Leave out the pictures and repeat the data exactly.

■ ■ ■ ■ ■ ■ ■

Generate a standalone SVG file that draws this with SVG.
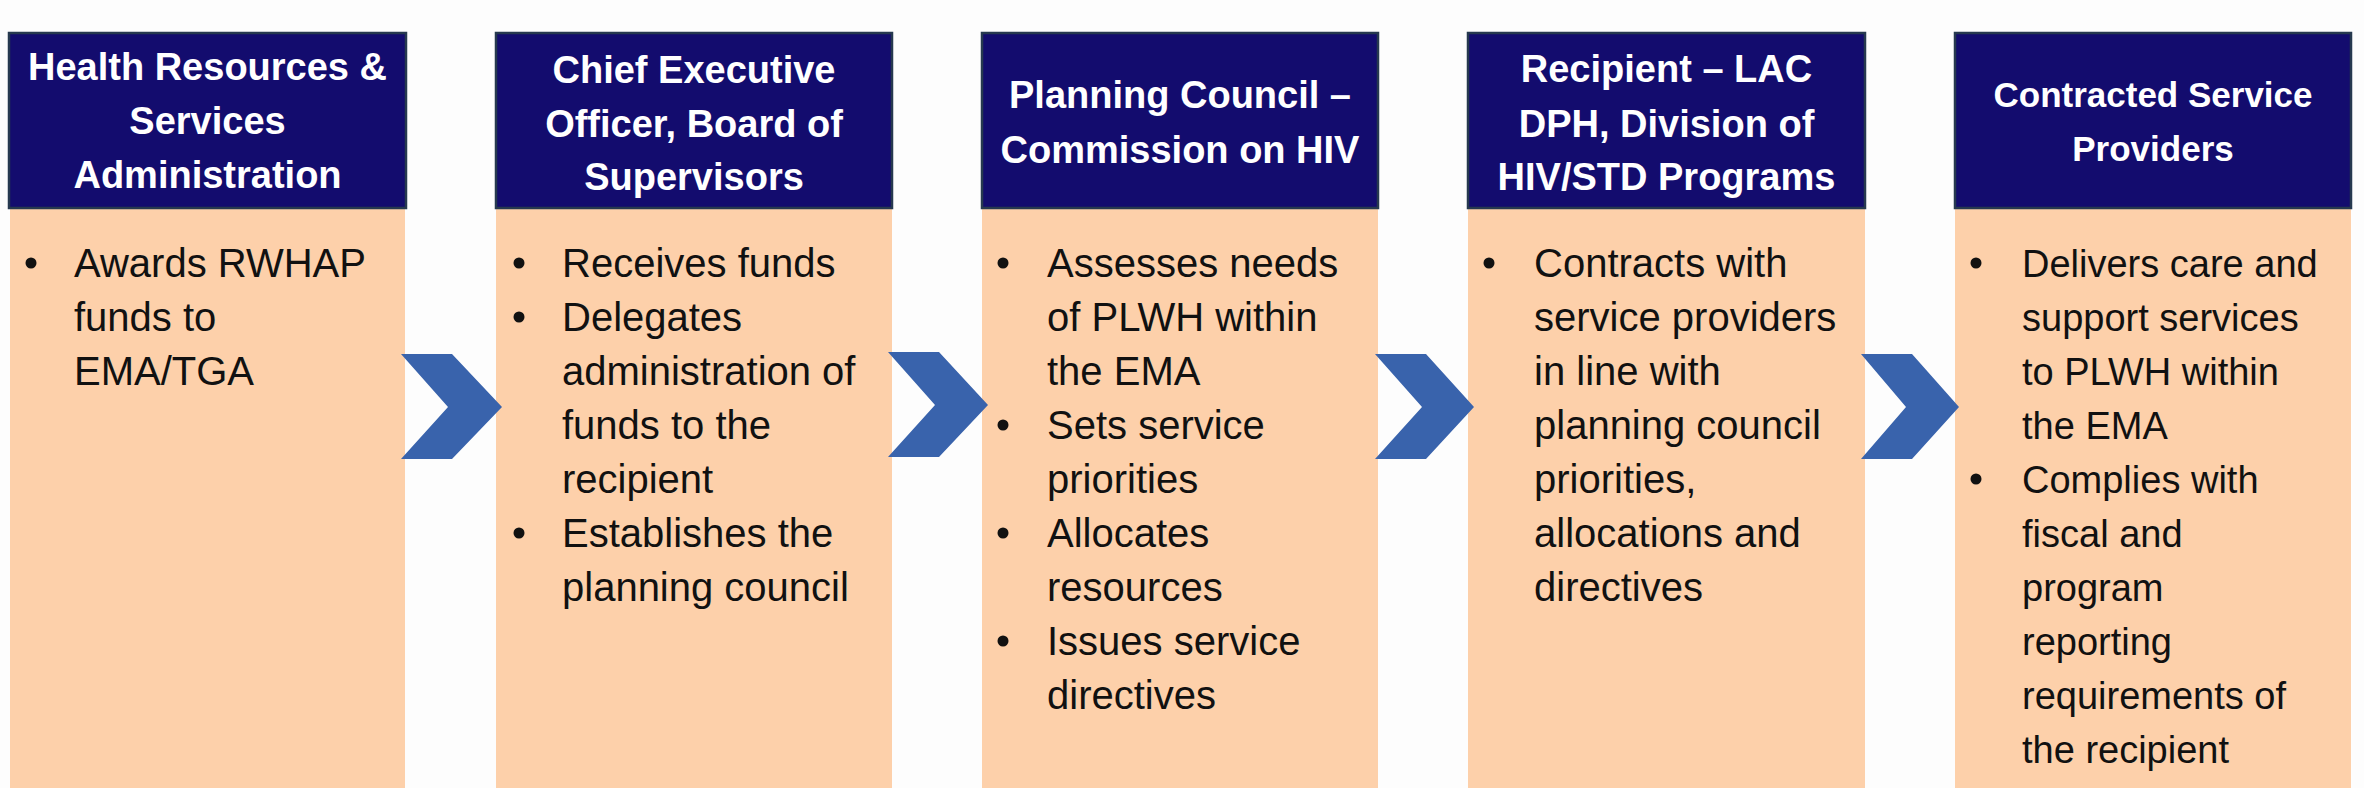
<svg xmlns="http://www.w3.org/2000/svg" width="2364" height="788" viewBox="0 0 2364 788">
<style>
.hdr{fill:#130c6e;stroke:#26394f;stroke-width:2.5}
.body{fill:#fdd0aa}
.ht{font-family:"Liberation Sans",Arial,sans-serif;font-weight:bold;font-size:38px;fill:#ffffff;text-anchor:middle}
.bt{font-family:"Liberation Sans",Arial,sans-serif;font-size:40px;fill:#111111}
.dot{fill:#111111}
.arr{fill:#3963ac}
</style>
<rect width="2364" height="788" fill="#fdfdfd"/>
<g id="node1">
<rect class="body" x="10" y="208" width="395" height="580"/>
<rect class="hdr" x="9" y="33" width="397" height="175"/>
<text class="ht"><tspan x="207.5" y="80">Health Resources &amp;</tspan><tspan x="207.5" y="134">Services</tspan><tspan x="207.5" y="188">Administration</tspan></text>
<circle class="dot" cx="31" cy="263" r="5.5"/>
<text class="bt"><tspan x="74" y="277">Awards RWHAP</tspan><tspan x="74" y="331">funds to</tspan><tspan x="74" y="385">EMA/TGA</tspan></text>
</g>
<g id="node2">
<rect class="body" x="496" y="208" width="396" height="580"/>
<rect class="hdr" x="496" y="33" width="396" height="175"/>
<text class="ht"><tspan x="694" y="83">Chief Executive</tspan><tspan x="694" y="137">Officer, Board of</tspan><tspan x="694" y="190">Supervisors</tspan></text>
<circle class="dot" cx="519" cy="263" r="5.5"/>
<circle class="dot" cx="519" cy="317" r="5.5"/>
<circle class="dot" cx="519" cy="533" r="5.5"/>
<text class="bt"><tspan x="562" y="277">Receives funds</tspan><tspan x="562" y="331">Delegates</tspan><tspan x="562" y="385">administration of</tspan><tspan x="562" y="439">funds to the</tspan><tspan x="562" y="493">recipient</tspan><tspan x="562" y="547">Establishes the</tspan><tspan x="562" y="601">planning council</tspan></text>
</g>
<g id="node3">
<rect class="body" x="982" y="208" width="396" height="580"/>
<rect class="hdr" x="982" y="33" width="396" height="175"/>
<text class="ht"><tspan x="1180" y="108">Planning Council –</tspan><tspan x="1180" y="163">Commission on HIV</tspan></text>
<circle class="dot" cx="1003" cy="263" r="5.5"/>
<circle class="dot" cx="1003" cy="425" r="5.5"/>
<circle class="dot" cx="1003" cy="533" r="5.5"/>
<circle class="dot" cx="1003" cy="641" r="5.5"/>
<text class="bt"><tspan x="1047" y="277">Assesses needs</tspan><tspan x="1047" y="331">of PLWH within</tspan><tspan x="1047" y="385">the EMA</tspan><tspan x="1047" y="439">Sets service</tspan><tspan x="1047" y="493">priorities</tspan><tspan x="1047" y="547">Allocates</tspan><tspan x="1047" y="601">resources</tspan><tspan x="1047" y="655">Issues service</tspan><tspan x="1047" y="709">directives</tspan></text>
</g>
<g id="node4">
<rect class="body" x="1468" y="208" width="397" height="580"/>
<rect class="hdr" x="1468" y="33" width="397" height="175"/>
<text class="ht"><tspan x="1666.5" y="82">Recipient – LAC</tspan><tspan x="1666.5" y="137">DPH, Division of</tspan><tspan x="1666.5" y="190">HIV/STD Programs</tspan></text>
<circle class="dot" cx="1489" cy="263" r="5.5"/>
<text class="bt"><tspan x="1534" y="277">Contracts with</tspan><tspan x="1534" y="331">service providers</tspan><tspan x="1534" y="385">in line with</tspan><tspan x="1534" y="439">planning council</tspan><tspan x="1534" y="493">priorities,</tspan><tspan x="1534" y="547">allocations and</tspan><tspan x="1534" y="601">directives</tspan></text>
</g>
<g id="node5">
<rect class="body" x="1955" y="208" width="396" height="580"/>
<rect class="hdr" x="1955" y="33" width="396" height="175"/>
<text class="ht" style="font-size:35px"><tspan x="2153" y="107">Contracted Service</tspan><tspan x="2153" y="161">Providers</tspan></text>
<circle class="dot" cx="1976" cy="263" r="5.5"/>
<circle class="dot" cx="1976" cy="479" r="5.5"/>
<text class="bt" style="font-size:38px"><tspan x="2022" y="277">Delivers care and</tspan><tspan x="2022" y="331">support services</tspan><tspan x="2022" y="385">to PLWH within</tspan><tspan x="2022" y="439">the EMA</tspan><tspan x="2022" y="493">Complies with</tspan><tspan x="2022" y="547">fiscal and</tspan><tspan x="2022" y="601">program</tspan><tspan x="2022" y="655">reporting</tspan><tspan x="2022" y="709">requirements of</tspan><tspan x="2022" y="763">the recipient</tspan></text>
</g>
<g id="connectors">
<polygon class="arr" points="401,354 452,354 502,407 452,459 401,459 448,407"/>
<polygon class="arr" points="888,352 939,352 988,405 939,457 888,457 935,405"/>
<polygon class="arr" points="1375,354 1426,354 1474,407 1426,459 1375,459 1422,407"/>
<polygon class="arr" points="1861,354 1912,354 1959,407 1912,459 1861,459 1906,407"/>
</g>
</svg>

■ ■ ■ ■ ■ ■ ■

* _Task result_
Generate a standalone SVG file that draws this with SVG.
<svg xmlns="http://www.w3.org/2000/svg" width="2364" height="788" viewBox="0 0 2364 788">
<style>
.hdr{fill:#130c6e;stroke:#26394f;stroke-width:2.5}
.body{fill:#fdd0aa}
.ht{font-family:"Liberation Sans",Arial,sans-serif;font-weight:bold;font-size:38px;fill:#ffffff;text-anchor:middle}
.bt{font-family:"Liberation Sans",Arial,sans-serif;font-size:40px;fill:#111111}
.dot{fill:#111111}
.arr{fill:#3963ac}
</style>
<rect width="2364" height="788" fill="#fdfdfd"/>
<g id="node1">
<rect class="body" x="10" y="208" width="395" height="580"/>
<rect class="hdr" x="9" y="33" width="397" height="175"/>
<text class="ht"><tspan x="207.5" y="80">Health Resources &amp;</tspan><tspan x="207.5" y="134">Services</tspan><tspan x="207.5" y="188">Administration</tspan></text>
<circle class="dot" cx="31" cy="263" r="5.5"/>
<text class="bt"><tspan x="74" y="277">Awards RWHAP</tspan><tspan x="74" y="331">funds to</tspan><tspan x="74" y="385">EMA/TGA</tspan></text>
</g>
<g id="node2">
<rect class="body" x="496" y="208" width="396" height="580"/>
<rect class="hdr" x="496" y="33" width="396" height="175"/>
<text class="ht"><tspan x="694" y="83">Chief Executive</tspan><tspan x="694" y="137">Officer, Board of</tspan><tspan x="694" y="190">Supervisors</tspan></text>
<circle class="dot" cx="519" cy="263" r="5.5"/>
<circle class="dot" cx="519" cy="317" r="5.5"/>
<circle class="dot" cx="519" cy="533" r="5.5"/>
<text class="bt"><tspan x="562" y="277">Receives funds</tspan><tspan x="562" y="331">Delegates</tspan><tspan x="562" y="385">administration of</tspan><tspan x="562" y="439">funds to the</tspan><tspan x="562" y="493">recipient</tspan><tspan x="562" y="547">Establishes the</tspan><tspan x="562" y="601">planning council</tspan></text>
</g>
<g id="node3">
<rect class="body" x="982" y="208" width="396" height="580"/>
<rect class="hdr" x="982" y="33" width="396" height="175"/>
<text class="ht"><tspan x="1180" y="108">Planning Council –</tspan><tspan x="1180" y="163">Commission on HIV</tspan></text>
<circle class="dot" cx="1003" cy="263" r="5.5"/>
<circle class="dot" cx="1003" cy="425" r="5.5"/>
<circle class="dot" cx="1003" cy="533" r="5.5"/>
<circle class="dot" cx="1003" cy="641" r="5.5"/>
<text class="bt"><tspan x="1047" y="277">Assesses needs</tspan><tspan x="1047" y="331">of PLWH within</tspan><tspan x="1047" y="385">the EMA</tspan><tspan x="1047" y="439">Sets service</tspan><tspan x="1047" y="493">priorities</tspan><tspan x="1047" y="547">Allocates</tspan><tspan x="1047" y="601">resources</tspan><tspan x="1047" y="655">Issues service</tspan><tspan x="1047" y="709">directives</tspan></text>
</g>
<g id="node4">
<rect class="body" x="1468" y="208" width="397" height="580"/>
<rect class="hdr" x="1468" y="33" width="397" height="175"/>
<text class="ht"><tspan x="1666.5" y="82">Recipient – LAC</tspan><tspan x="1666.5" y="137">DPH, Division of</tspan><tspan x="1666.5" y="190">HIV/STD Programs</tspan></text>
<circle class="dot" cx="1489" cy="263" r="5.5"/>
<text class="bt"><tspan x="1534" y="277">Contracts with</tspan><tspan x="1534" y="331">service providers</tspan><tspan x="1534" y="385">in line with</tspan><tspan x="1534" y="439">planning council</tspan><tspan x="1534" y="493">priorities,</tspan><tspan x="1534" y="547">allocations and</tspan><tspan x="1534" y="601">directives</tspan></text>
</g>
<g id="node5">
<rect class="body" x="1955" y="208" width="396" height="580"/>
<rect class="hdr" x="1955" y="33" width="396" height="175"/>
<text class="ht" style="font-size:35px"><tspan x="2153" y="107">Contracted Service</tspan><tspan x="2153" y="161">Providers</tspan></text>
<circle class="dot" cx="1976" cy="263" r="5.5"/>
<circle class="dot" cx="1976" cy="479" r="5.5"/>
<text class="bt" style="font-size:38px"><tspan x="2022" y="277">Delivers care and</tspan><tspan x="2022" y="331">support services</tspan><tspan x="2022" y="385">to PLWH within</tspan><tspan x="2022" y="439">the EMA</tspan><tspan x="2022" y="493">Complies with</tspan><tspan x="2022" y="547">fiscal and</tspan><tspan x="2022" y="601">program</tspan><tspan x="2022" y="655">reporting</tspan><tspan x="2022" y="709">requirements of</tspan><tspan x="2022" y="763">the recipient</tspan></text>
</g>
<g id="connectors">
<polygon class="arr" points="401,354 452,354 502,407 452,459 401,459 448,407"/>
<polygon class="arr" points="888,352 939,352 988,405 939,457 888,457 935,405"/>
<polygon class="arr" points="1375,354 1426,354 1474,407 1426,459 1375,459 1422,407"/>
<polygon class="arr" points="1861,354 1912,354 1959,407 1912,459 1861,459 1906,407"/>
</g>
</svg>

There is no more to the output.